A longtime activist and spokesperson for the most active militant environmental and animal rights movements in the U.S. has been arrested in Arizona for allegedly teaching others how to make an incendiary devise.
Rodney Adam Coronado, 39, is charged with one felony count of demonstrating the use of a destructive device, according to a federal indictment unsealed on February 22, 2006, in San Diego.
Coronado allegedly showed a group of people how to make the device during a talk in San Diego on August 1, 2003. The talk was held several hours after arsonists burned down a housing complex under construction in San Diego. The Earth Liberation Front claimed responsibility for the fire, which destroyed a five-story building and 100-foot-high crane. Losses were estimated at $50 million, making it the costliest act of eco-terrorism in American history.
Last year Coronado admitted in an interview that during the talk he demonstrated how he made a device to burn down an animal-testing lab at Michigan State University in 1992; he served three and a half years in prison for his role that arson.
Coronado is scheduled to be arraigned in Tucson and could be brought to San Diego within the next couple of weeks, according to the U.S. Attorney's Office in San Diego. He faces a maximum of 20 years in federal prison if convicted.

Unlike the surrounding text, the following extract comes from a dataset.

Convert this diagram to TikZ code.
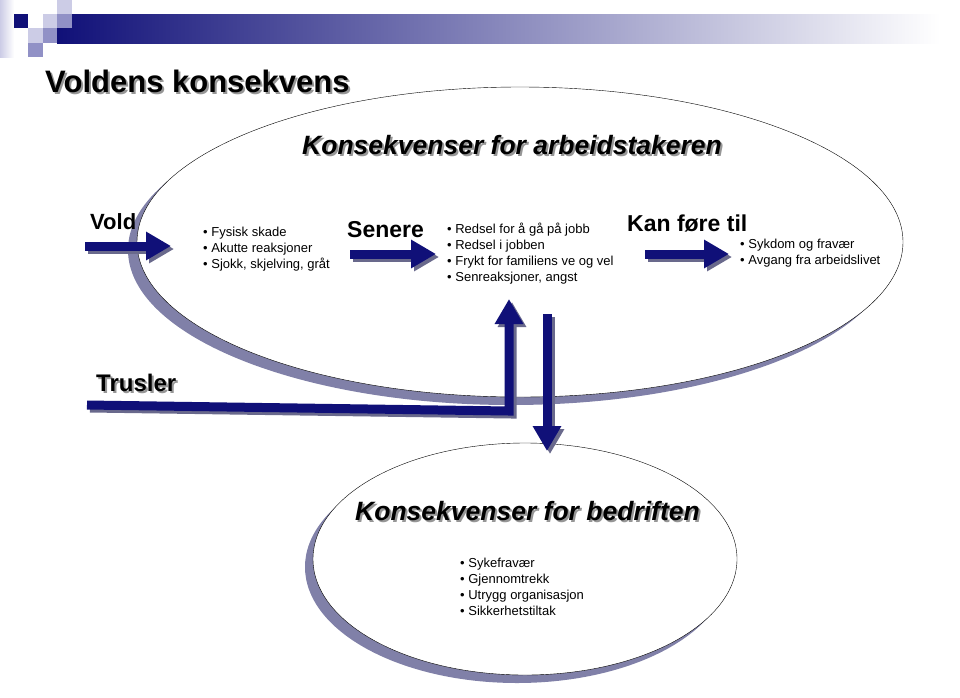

Coronado frequently speaks on behalf of the Earth Liberation Front and the Animal Liberation Front and was previously active in the Sea Shepherd Conservation Society, a Vancouver-based group founded to protect marine mammals through various direct actions, including sinking whaling ships. In December 2005, Coronado was found guilty in Arizona of conspiring to impede or injure and interfering with a U.S. Forest Service officer and damaging government property. He is awaiting sentencing for that incident.